Long term update: It's riding time
My intention this year is to ride. Having spent last year working on a customising project that saw my bike spend more time on ramps than it did on the road, this time I want something rideable, gritty, dirty and fun. I plan to ride, and ride often.
My loosely-pencilled plan includes trackdays (something I don’t have much experience of), long touring trips, as well as some advanced riding and maybe even some stunting (I’ve always wanted to pull a good wheelie). I want to do everything and show my esteemed colleagues once and for all that I can actually ride a motorcycle — and ride one well.
I have form with F800s having run a GT in 2013. I found it a perfectly capable, fun and competent machine, but I would never regard it as inspiring. But this latest version is a lot more stylish and has some key changes which should ramp up the wow factor.

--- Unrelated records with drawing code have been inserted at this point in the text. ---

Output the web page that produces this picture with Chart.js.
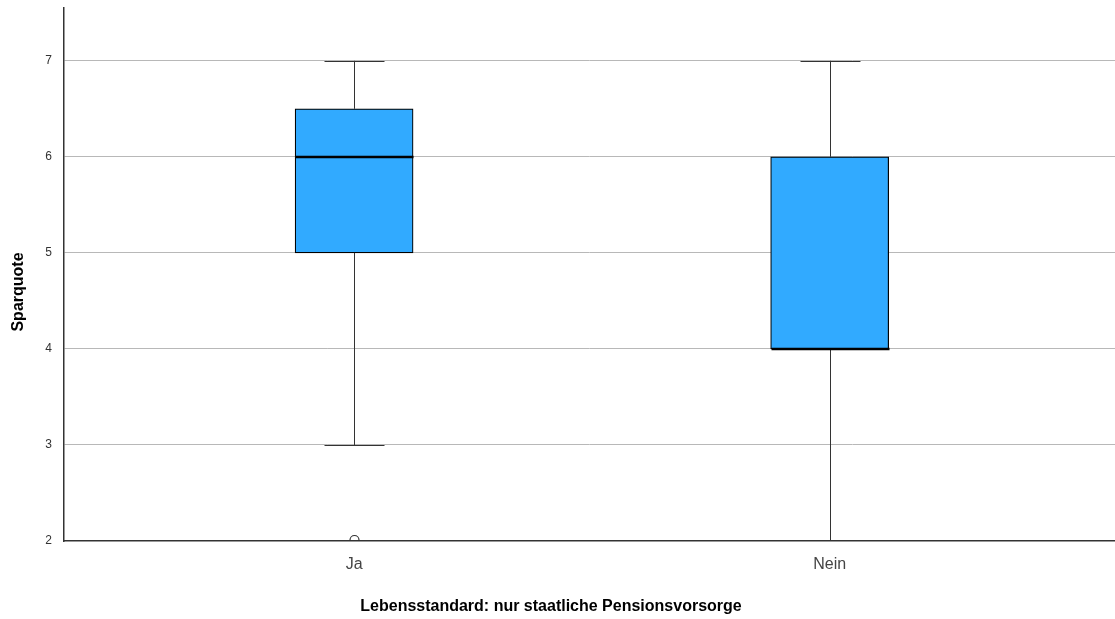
<!DOCTYPE html>
<html>
<head>
<meta charset="utf-8">
<script src="https://cdn.jsdelivr.net/npm/chart.js@4.4.1/dist/chart.umd.min.js"></script>
<style>
  html, body { margin: 0; padding: 0; background: #fff; }
  #wrap { width: 1115px; height: 619px; position: relative; }
</style>
</head>
<body>
<div id="wrap"><canvas id="box" width="1115" height="619"></canvas></div>
<script>
// Boxplot data
const categories = ['Ja', 'Nein'];
const whiskerLow = [3, 2];
const q1 = [5, 4];
const median = [6, 4];
const q3 = [6.5, 6];
const whiskerHigh = [7, 7];
const outliers = [[2], []];
const yTicks = [2, 3, 4, 5, 6, 7];

const BOX_FILL = '#31aaff';
const xTitle = 'Lebensstandard: nur staatliche Pensionsvorsorge';
const yTitle = 'Sparquote';

// whiskers, medians, outliers and axis titles
const boxExtras = {
  id: 'boxExtras',
  afterDatasetsDraw(chart) {
    const { ctx, chartArea, scales: { x, y } } = chart;
    ctx.save();
    categories.forEach((c, i) => {
      const cx = Math.round(x.getPixelForValue(i)) + 0.5;
      const capHalf = 30;
      const boxHalf = 59;
      // whisker lines
      ctx.strokeStyle = '#333';
      ctx.lineWidth = 1;
      ctx.beginPath();
      ctx.moveTo(cx, y.getPixelForValue(q3[i]));
      ctx.lineTo(cx, y.getPixelForValue(whiskerHigh[i]));
      ctx.moveTo(cx, y.getPixelForValue(q1[i]));
      ctx.lineTo(cx, y.getPixelForValue(whiskerLow[i]));
      ctx.stroke();
      // caps
      [whiskerHigh[i], whiskerLow[i]].forEach(v => {
        if (v <= y.min) return;
        const py = Math.round(y.getPixelForValue(v)) + 0.5;
        ctx.beginPath();
        ctx.moveTo(cx - capHalf, py);
        ctx.lineTo(cx + capHalf, py);
        ctx.stroke();
      });
      // median
      ctx.strokeStyle = '#000';
      ctx.lineWidth = 2.5;
      const my = Math.round(y.getPixelForValue(median[i]));
      ctx.beginPath();
      ctx.moveTo(cx - boxHalf, my);
      ctx.lineTo(cx + boxHalf, my);
      ctx.stroke();
      // outliers (clipped at the plot area)
      ctx.save();
      ctx.beginPath();
      ctx.rect(chartArea.left, chartArea.top, chartArea.right - chartArea.left, chartArea.bottom - chartArea.top);
      ctx.clip();
      ctx.strokeStyle = '#333';
      ctx.lineWidth = 1.2;
      outliers[i].forEach(v => {
        ctx.beginPath();
        ctx.arc(cx, y.getPixelForValue(v) - 1, 4.5, 0, Math.PI * 2);
        ctx.stroke();
      });
      ctx.restore();
    });
    // axis titles
    ctx.fillStyle = '#000';
    ctx.font = 'bold 16px "Liberation Sans", Arial, sans-serif';
    ctx.textAlign = 'center';
    ctx.textBaseline = 'middle';
    ctx.fillText(xTitle, 551, 607);
    ctx.translate(19, 292);
    ctx.rotate(-Math.PI / 2);
    ctx.fillText(yTitle, 0, 0);
    ctx.restore();
  }
};

new Chart(document.getElementById('box'), {
  type: 'bar',
  data: {
    datasets: [{
      data: categories.map((c, i) => ({ x: i, y: [q1[i], q3[i]] })),
      backgroundColor: BOX_FILL,
      borderColor: '#000',
      borderWidth: 1.2,
      borderSkipped: false,
      barThickness: 118
    }]
  },
  options: {
    responsive: false,
    animation: false,
    events: [],
    layout: { padding: { top: 8, right: 0, left: 0, bottom: 0 } },
    plugins: { legend: { display: false }, tooltip: { enabled: false } },
    scales: {
      x: {
        type: 'linear',
        offset: false,
        min: -0.61,
        max: 1.6,
        afterFit(s) { s.height = 78; s.paddingLeft = 0; s.paddingRight = 0; },
        afterBuildTicks(s) { s.ticks = categories.map((c, i) => ({ value: i })); },
        grid: { display: false, drawTicks: false },
        border: { color: '#333', width: 1.5 },
        ticks: {
          padding: 14,
          color: '#444',
          font: { family: '"Liberation Sans", Arial, sans-serif', size: 16 },
          callback: v => categories[v]
        }
      },
      y: {
        min: 2,
        max: 7.55,
        afterFit(s) { s.width = 64; s.paddingTop = 0; s.paddingBottom = 0; },
        afterBuildTicks(s) { s.ticks = yTicks.map(v => ({ value: v })); },
        grid: {
          color: ctx => ctx.tick && ctx.tick.value === 2 ? 'rgba(0,0,0,0)' : '#b8b8b8',
          drawTicks: false
        },
        border: { color: '#333', width: 1.5 },
        ticks: {
          padding: 12,
          color: '#333',
          font: { family: '"Liberation Sans", Arial, sans-serif', size: 12 }
        }
      }
    }
  },
  plugins: [boxExtras]
});
</script>
</body>
</html>
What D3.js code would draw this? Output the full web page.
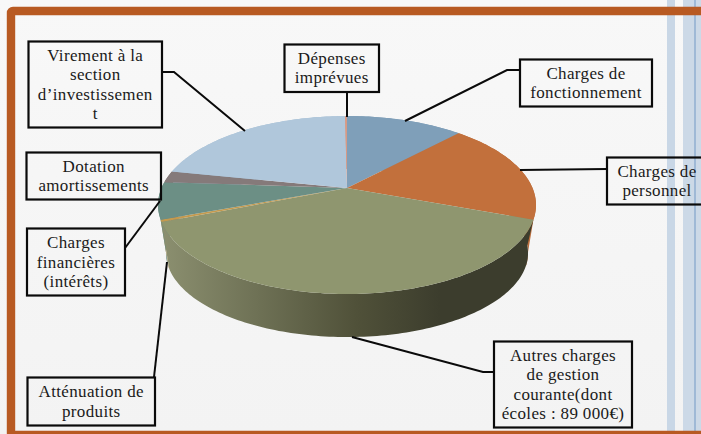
<!DOCTYPE html>
<html><head><meta charset="utf-8">
<script src="https://cdn.jsdelivr.net/npm/d3@7/dist/d3.min.js"></script>
<style>html,body{margin:0;padding:0;background:#f6f6f6;overflow:hidden}svg{display:block}</style>
</head><body><div id="c"></div>
<script>
// Data (estimated shares, %)
const categories = ["Charges de fonctionnement","Charges de personnel","Autres charges de gestion courante","Atténuation de produits","Charges financières","Dotation amortissements","Virement à la section d’investissement","Dépenses imprévues"];
const shares = [12, 18.6, 38.4, 0.4, 6.7, 2.1, 21.6, 0.2];
const sliceColors = ["#7f9fb9","#c2703c","#8f966f","#c49a4e","#6c8f85","#857a7a","#b0c7db","#d89a85"];
const labelLines = [
  ["Charges de","fonctionnement"],
  ["Charges de","personnel"],
  ["Autres charges","de gestion","courante(dont","écoles : 89 000€)"],
  ["Atténuation de","produits"],
  ["Charges","financières","(intérêts)"],
  ["Dotation","amortissements"],
  ["Virement à la","section","d’investissemen","t"],
  ["Dépenses","imprévues"]
];
// Layout only
const boxes = [
  {x:520,y:59.5,w:132,h:47,leader:[[520,70],[507,70],[405,121]]},
  {x:607,y:157.5,w:110,h:47,tx:657,leader:[[607,169],[520,170]]},
  {x:494,y:341.5,w:138,h:86,leader:[[494,372],[483,372],[352,337]]},
  {x:27.5,y:377.5,w:127.5,h:48,leader:[[154,377],[167,262]]},
  {x:27,y:228.5,w:98,h:67,leader:[[125,248],[160,201]]},
  {x:26.5,y:152.5,w:134.5,h:47,leader:[]},
  {x:28.5,y:41.5,w:133.5,h:86,leader:[[162,72],[174,72],[245,131]]},
  {x:284.5,y:44.5,w:94.5,h:47.5,leader:[[347,92],[347,117]]}
];
const W=701,H=434,cx=347,apexY=188,k=0.191,S=85.75,R=185.5;
const svg=d3.select("#c").append("svg").attr("width",W).attr("height",H);
const defs=svg.append("defs");
const bg=defs.append("linearGradient").attr("id","bg").attr("x1",0).attr("x2",0).attr("y1",0).attr("y2",1);
bg.append("stop").attr("offset",0).attr("stop-color","#f8f8f8");
bg.append("stop").attr("offset",1).attr("stop-color","#f3f3f3");
const wg=defs.append("linearGradient").attr("id","wall").attr("gradientUnits","userSpaceOnUse")
  .attr("x1",160).attr("x2",440).attr("y1",0).attr("y2",0);
[[0,"#8c9070"],[0.35,"#6e7155"],[0.7,"#505139"],[1,"#3c3d2d"]].forEach(s=>wg.append("stop").attr("offset",s[0]).attr("stop-color",s[1]));

svg.append("rect").attr("width",W).attr("height",H).attr("fill","url(#bg)");
svg.append("rect").attr("x",667).attr("width",8).attr("height",H).attr("fill","#c9d7e6");
svg.append("rect").attr("x",683).attr("width",18).attr("height",H).attr("fill","#ccd9e7");
svg.append("rect").attr("x",694).attr("width",2).attr("height",H).attr("fill","#9fb9d6");
svg.append("rect").attr("x",11).attr("y",11).attr("width",800).attr("height",424).attr("rx",2)
  .attr("fill","none").attr("stroke","#b85a22").attr("stroke-width",8.4);

// Perspective projection of a circle angle (clockwise from top)
function topRim(a){const u=Math.sin(a),v=-Math.cos(a),w=1-k*v;return [cx+R*u/w,apexY+S*v/w];}
function bottomRim(a){const u=Math.sin(a),v=-Math.cos(a),w=1-k*v;return [cx+R*0.958*u/w,apexY+49+S*0.944*v/w];}
const arcs=d3.pie().sort(null).value(d=>d)(shares);
const line=d3.line();
function rim(f,a0,a1){const n=Math.max(2,Math.ceil((a1-a0)/0.02));return d3.range(n+1).map(i=>f(a0+(a1-a0)*i/n));}

const autres=2;
const wallOrder=arcs.map((d,i)=>i).filter(i=>i!==autres).concat([autres]);
svg.append("g").selectAll("path").data(wallOrder).join("path")
  .attr("d",i=>{const a=arcs[i],s=i===autres?a.startAngle-0.25:a.startAngle;return line(rim(topRim,a.startAngle,a.endAngle).concat(rim(bottomRim,s,a.endAngle).reverse()))+"Z";})
  .attr("fill",i=>i===autres?"url(#wall)":d3.color(sliceColors[i]).darker(0.1));
svg.append("g").selectAll("path").data(arcs).join("path")
  .attr("d",a=>line([[cx,apexY]].concat(rim(topRim,a.startAngle,a.endAngle)))+"Z")
  .attr("fill",(a,i)=>sliceColors[i]);

// Callouts
const g=svg.append("g");
const lh=19.3;
g.selectAll("path.leader").data(boxes).join("path").attr("class","leader")
  .attr("d",b=>b.leader.length?line(b.leader):null).attr("fill","none").attr("stroke","#0a0a0a").attr("stroke-width",2);
g.selectAll("rect").data(boxes).join("rect")
  .attr("x",b=>b.x).attr("y",b=>b.y).attr("width",b=>b.w).attr("height",b=>b.h)
  .attr("fill","none").attr("stroke","#0a0a0a").attr("stroke-width",2.2);
const t=g.selectAll("text").data(boxes).join("text")
  .attr("text-anchor","middle").attr("font-family","'Liberation Serif',serif").attr("font-size",17).attr("letter-spacing",0.35).attr("fill","#1a1a1a");
t.each(function(b,i){
  const ls=labelLines[i],tx=b.tx||b.x+b.w/2,cy=b.y+b.h/2-(ls.length-1)*lh/2;
  d3.select(this).selectAll("tspan").data(ls).join("tspan").attr("x",tx).attr("y",(d,j)=>cy+j*lh+5.5).text(d=>d);
});
</script></body></html>
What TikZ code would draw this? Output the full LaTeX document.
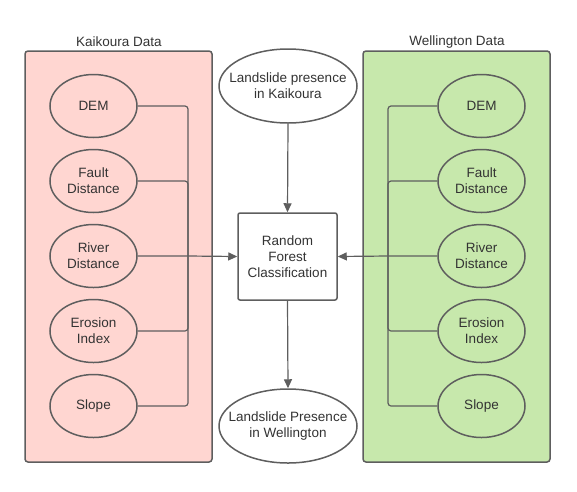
\documentclass[tikz,border=0pt]{standalone}
\usepackage{fontspec}
\setmainfont{Liberation Sans}
\usetikzlibrary{arrows.meta,shapes.geometric}
\definecolor{lc}{HTML}{5E5E5E}
\definecolor{tc}{HTML}{333333}
\definecolor{pinkfill}{HTML}{FFD6D1}
\definecolor{greenfill}{HTML}{C7E8AC}
\begin{document}
\begin{tikzpicture}[x=1pt,y=-1pt,
  font=\fontsize{13.5}{16}\selectfont, text=tc,
  container/.style={draw=lc,line width=1.5pt,rounded corners=3pt},
  dataell/.style={ellipse,draw=lc,line width=1.5pt,minimum width=87pt,minimum height=63pt,inner sep=0pt,align=center},
  bigell/.style={ellipse,draw=lc,line width=1.5pt,fill=white,minimum width=138pt,minimum height=74pt,inner xsep=-14pt,inner ysep=-4pt,align=center},
  procbox/.style={draw=lc,line width=1.5pt,fill=white,rounded corners=2pt,minimum width=99pt,minimum height=87pt,inner sep=0pt,align=center},
  conn/.style={draw=lc,line width=1.2pt,rounded corners=3pt},
  arr/.style={conn,-{Triangle[width=8pt,length=9pt]}},
  ttl/.style={inner sep=0pt}]
\useasboundingbox (0,0) rectangle (577,491);
% containers
\draw[container,fill=pinkfill] (25,51) rectangle (212,462);
\draw[container,fill=greenfill] (363,51) rectangle (550,462);
\node[ttl] (tk) at (119,42) {Kaikoura Data};
\node[ttl] (tw) at (457,42) {Wellington Data};
% left ellipses
\node[dataell] (l1) at (93.5,106) {DEM};
\node[dataell] (l2) at (93.5,181) {Fault\\Distance};
\node[dataell] (l3) at (93.5,256) {River\\Distance};
\node[dataell] (l4) at (93.5,331) {Erosion\\Index};
\node[dataell] (l5) at (93.5,406) {Slope};
% right ellipses
\node[dataell] (r1) at (481.5,106) {DEM};
\node[dataell] (r2) at (481.5,181) {Fault\\Distance};
\node[dataell] (r3) at (481.5,256) {River\\Distance};
\node[dataell] (r4) at (481.5,331) {Erosion\\Index};
\node[dataell] (r5) at (481.5,406) {Slope};
% centre
\node[bigell] (top) at (288,86) {Landslide presence\\in Kaikoura};
\node[procbox] (rf) at (287.5,256.5) {Random\\Forest\\Classification};
\node[bigell] (bot) at (288,426) {Landslide Presence\\in Wellington};
% buses
\coordinate (lb) at (188,256.5);
\coordinate (rb) at (388,256.5);
\foreach \n in {l1,l2,l4,l5}{
  \draw[conn] (\n.east) -| (lb);
}
\draw[arr] (l3.east) -- (l3.east -| lb) -- (rf.west);
\foreach \n in {r1,r2,r4,r5}{
  \draw[conn] (\n.west) -| (rb);
}
\draw[arr] (r3.west) -- (r3.west -| rb) -- (rf.east);
\draw[arr] (top.south) -- (rf.north);
\draw[arr] (rf.south) -- (bot.north);
\end{tikzpicture}
\end{document}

The blunt nose and slab-sided look of the bike immediately gives more attitude and it’s this ‘come-and-have-a-go-if-you-think-you’re-hard-enough’ stance that attracted me to it. Of course, you don’t always get what you want, but as leather-faced Mick Jagger continues to warble, you sometimes get just what you need. And my first few days on the F800R have given me much to sing about.
A few tweaks to the engine (it’s up by 3bhp from its GT counterpart to 90bhp) and suspension improvements through the introduction of the upside-down fork have added up to a significant improvement on last year’s model. It feels stronger and more refined the minute you start putting miles on the well-crafted clocks.
The industrial grunt of the parallel twin still sounds like a pig being led to slaughter, but gearing changes mean a shorter first and second deliver the power at quite a pace around town. Couple this with the reassurance of the excellent electronics package optioned on this particular model and within the first few miles I was finding it hard to wipe the smile off of my face.
The big, four-piston, radial Brembos at the front really do inspire huge confidence, and the aluminium frame is eminently flickable during those fun sunny(ish) evening runs. The bike is relatively light at 203kg, and in the spring sun, across Cambridgeshire’s roads, the F800R makes easy work of the winding, countryside tarmac. So much so that I’m finding myself increasingly excited about getting this bike out on a track and having it be the reassuring constant beneath me.
You get a lot of bike with the F800R and all for under eight grand. I’m pleased with my latest two-wheeled friend, although I have already found myself looking through the extensive BMW accessory list and am tempted by an aftermarket pipe, some panniers and maybe the higher screen. For now I’m content to get to know the bike in its current form.
This year I had hoped to learn more about my riding and perfect the skills necessary to show an improvement in my craft. If an easygoing, smoothly-powered and calming sensei is actually what I require in order to achieve this over the next few months, then I am pretty sure that BMW have actually delivered me the bike that I need.